Além disso, o estudo, da Entidade Reguladora para a Comunicação (ERC) e da Universidade da Beira Interior, concluiu que o formato vídeo é o mais eficaz para passar determinada mensagem, o que para o investigador “é preocupante” porque redes como o TikTok estão muito ligadas aos jovens.
“Os estudos dizem que há cada vez mais jovens a informam-se através das redes sociais, enquanto nas gerações mais velhas ainda existe um contrapeso com os media tradicionais”, sendo que “as pessoas acabam por ser mais crentes em relação ao que veem, face ao que leem ou ouvem”, daí esta ser uma das estratégias utilizadas pelos partidos políticos, explica o académico.
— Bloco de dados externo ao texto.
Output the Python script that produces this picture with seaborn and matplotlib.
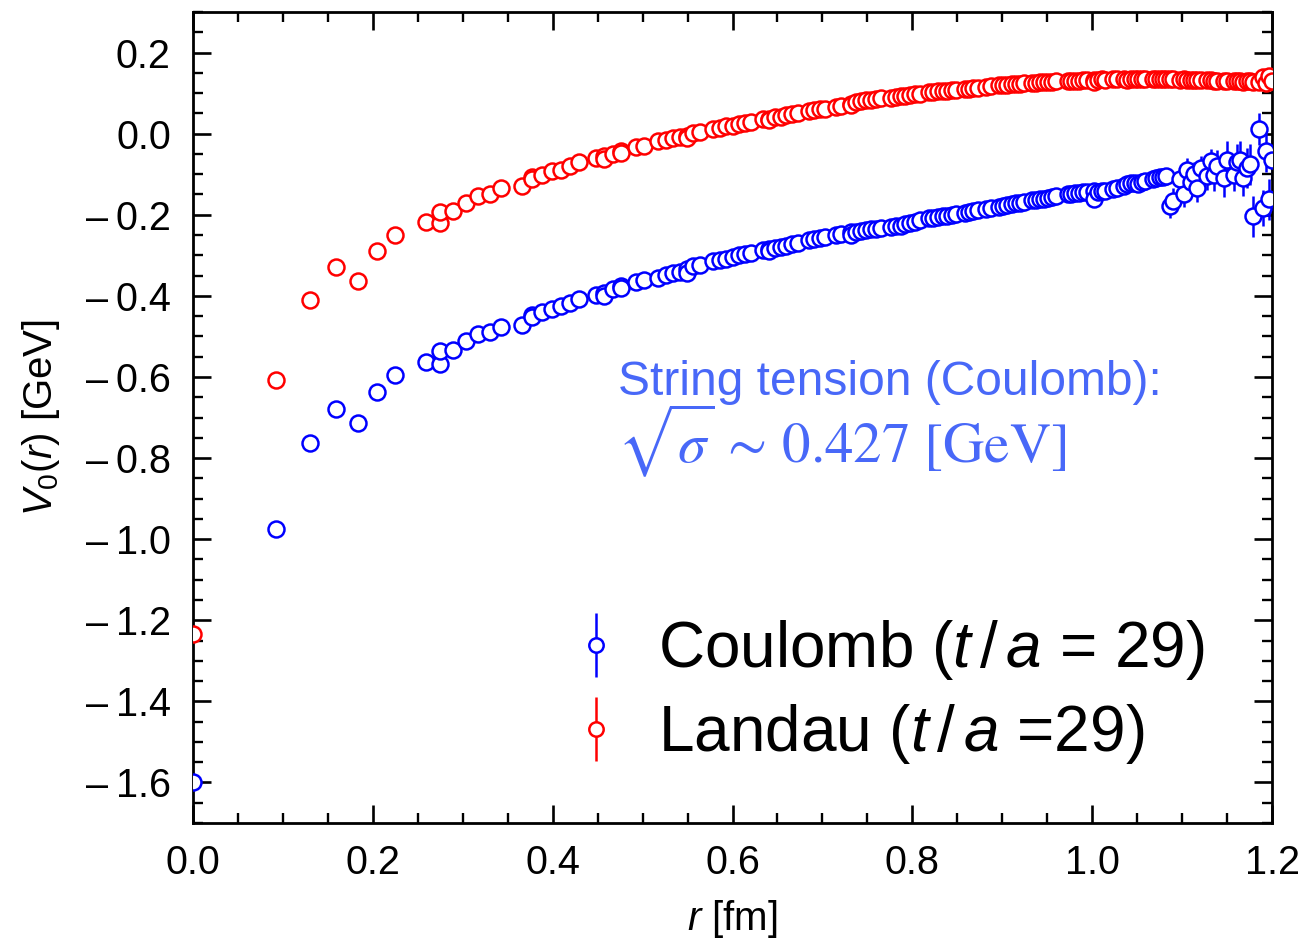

Em matéria de utilização de Inteligência Artificial (IA) nestes vídeos, João Canavilhas acredita “que não tenha sido necessário o recurso à IA”, mencionando apenas questões básicas de edição.
“No momento em que a IA começar a ser usada para a criação de ‘deepfakes’ (…) tornar-se-á bastante difícil distinguir aquilo que é um vídeo verdadeiro daquilo que é um vídeo complemente criado pela IA”, afirma.
Para o investigador, este fenómeno salienta ainda mais um problema referente à verificação de factos, explicando que “a circulação do desmentido nunca atinge o mesmo número de pessoas que a falsa notícia”, sendo que a IA vem acelerar ainda mais este processo porque coloca desinformação a circular mais rápido, ao mesmo tempo que é mais difícil fazer a distinção.
João Canavilhas concluiu refletindo sobre o problema das redes sociais fechadas, como os grupos no WhatsApp, onde “é impossível de controlar a desinformação [porque] são injetadas pílulas informativas falsas que surtem efeitos”.